What inspires you to cook? Is it the aroma of freshly baking bread, the smell of onions sizzling in bacon fat or the earthy fragrance of chopped rosemary and garlic? Perhaps it’s the bright array of red tomatoes, yellow squashes and greens at the farmer’s market, or watching the dazzling array of dishes prepared on the food network.
For me, besides being hungry, all these things spark my urge to cook. But nothing stirs the inner desire to putter around in the kitchen more so than reading a good cookbook.
I love to get into someone’s head, like James Beard, and live vicariously as they try salt fish for breakfast, or create dishes with their six essential herbs. Reading Lynne Rossetto Kasper always transports me to Italy, home to country kitchens and vibrant ingredients. I learned from Roy Andries de Groot in “Feasts for All Seasons” how to make every meal a seasonal delight, and leftovers are now called “encores.”
This week’s inspiration comes from the King Hill Farm week 10 CSA newsletter. Amanda writes that some food combinations are just right together…. “like potatoes and leeks and butter. The creaminess of the potatoes and the richness of the leeks is a total winner. Try them in a quiche or frittata, a soup chilled or hot, or just sautéed up together. ”
I was hooked and rushed to the kitchen to slice up my leeks and potatoes.
The recipe for Potato and Leek Gratin is adaptable for many variations. Grated cheese like Gruyere or Cheddar adds a richer dimension. Chopped fennel lends an exotic taste and sautéed mushrooms creates a woodsy flavor.
Whatever inspires you to create a Potato and Leek Gratin, I know it will be a winner, because it contains potatoes, leeks, and butter.
Potato and Leek Gratin
- 2 leeks, thinly sliced
- 1 pound new potatoes, scrubbed and thinly sliced
- 4 tablespoons butter
- Sea salt and fresh pepper
- 2 garlic cloves, thinly sliced (optional)

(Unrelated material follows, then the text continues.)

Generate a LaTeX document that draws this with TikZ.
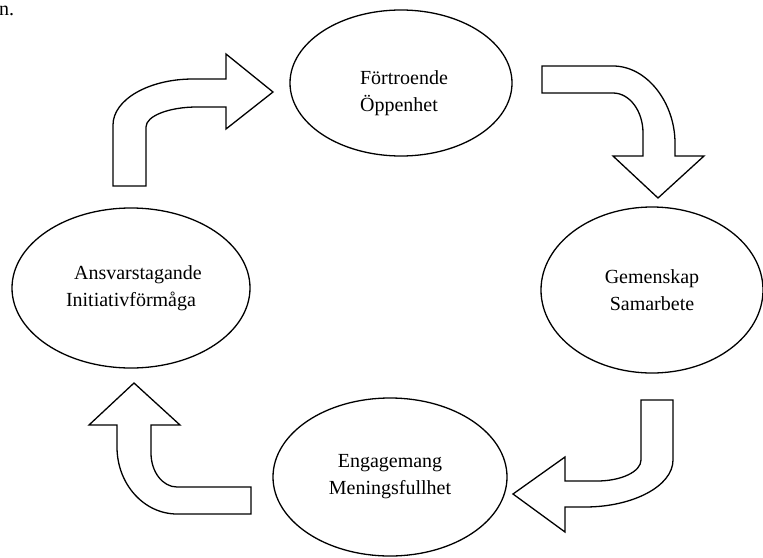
\documentclass[tikz,border=0pt]{standalone}
\usepackage{fontspec}
\setmainfont{Liberation Serif}
\usetikzlibrary{shapes.geometric}
\begin{document}
\begin{tikzpicture}[x=1pt,y=-1pt,
  bubble/.style={draw=black,line width=1.3pt,ellipse,inner sep=0pt,align=center,
    font=\fontsize{20}{27}\selectfont},
  bubbletext/.style={inner sep=0pt,font=\fontsize{20}{27}\selectfont},
  blockarrow/.style={draw=black,line width=1.3pt,fill=white,line join=miter}]
\useasboundingbox (0,0) rectangle (763,557);
\node[anchor=base west,inner sep=0pt,font=\fontsize{20}{24}\selectfont] (frag) at (-1,15) {n.};
\node[bubble,minimum width=222pt,minimum height=146pt] (trust) at (401,83) {};
\node[bubbletext,align=left] (trusttext) at ([xshift=3pt,yshift=-10pt]trust.center) {Förtroende\\Öppenhet};
\node[bubble,minimum width=222pt,minimum height=166pt] (comm) at (652,290) {Gemenskap\\Samarbete};
\node[bubble,minimum width=234pt,minimum height=158pt] (eng) at (390,477) {Engagemang\\Meningsfullhet};
\node[bubble,minimum width=238pt,minimum height=160pt] (resp) at (131,288) {\hspace*{14pt}Ansvarstagande\\Initiativförmåga};
% arrow from resp to trust
\draw[blockarrow] (113,186) -- (113,125) .. controls (113,99.6) and (148.8,79) .. (193,79)
  -- (226,79) -- (226,54) -- (273,92) -- (226,129) -- (226,107) -- (197,107)
  .. controls (168.8,107) and (146,116) .. (146,127) -- (146,186) -- cycle;
% arrow from trust to comm
\draw[blockarrow] (542,66) -- (613,66) .. controls (647.2,66) and (675,103) .. (675,143)
  -- (675,156) -- (704,156) -- (658,198) -- (613,156) -- (643,156) -- (643,133)
  .. controls (643,111) and (629.6,93) .. (613,93) -- (542,93) -- cycle;
% arrow from comm to eng
\draw[blockarrow] (641,400) -- (673,400) -- (673,460) .. controls (673,486) and (633,507) .. (585,507)
  -- (565,507) -- (565,532) -- (513,494) -- (565,457) -- (565,481) -- (597,481)
  .. controls (621.3,481) and (641,471.6) .. (641,460) -- cycle;
% arrow from eng to resp
\draw[blockarrow] (251,487) -- (251,514) -- (177,514) .. controls (143.9,514) and (117,484) .. (117,447)
  -- (117,425) -- (89,425) -- (134,383) -- (180,425) -- (151,425) -- (151,453)
  .. controls (151,471.8) and (162.6,487) .. (177,487) -- cycle;
\end{tikzpicture}
\end{document}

- 1- 2 tablespoons finely chopped fresh herbs (parsley, thyme, basil)
- ½ cup heavy cream
- Preheat the oven to 400 degrees. Butter a heavy, gratin or cast iron pan well. Steam the leeks briefly (or use the microwave) and layer in the bottom of the pan. Dot with butter. Layer the potato slices and the garlic. Dot each layer with butter and sprinkle with sea salt and fresh pepper. When the casserole is complete, dot the top with the remaining butter, sprinkle with the fresh herbs and pour the heavy cream over the top. Bake until the potatoes are fork tender and the top is golden, about 30 – 40 minutes. Remove from the oven and serve. Makes four servings.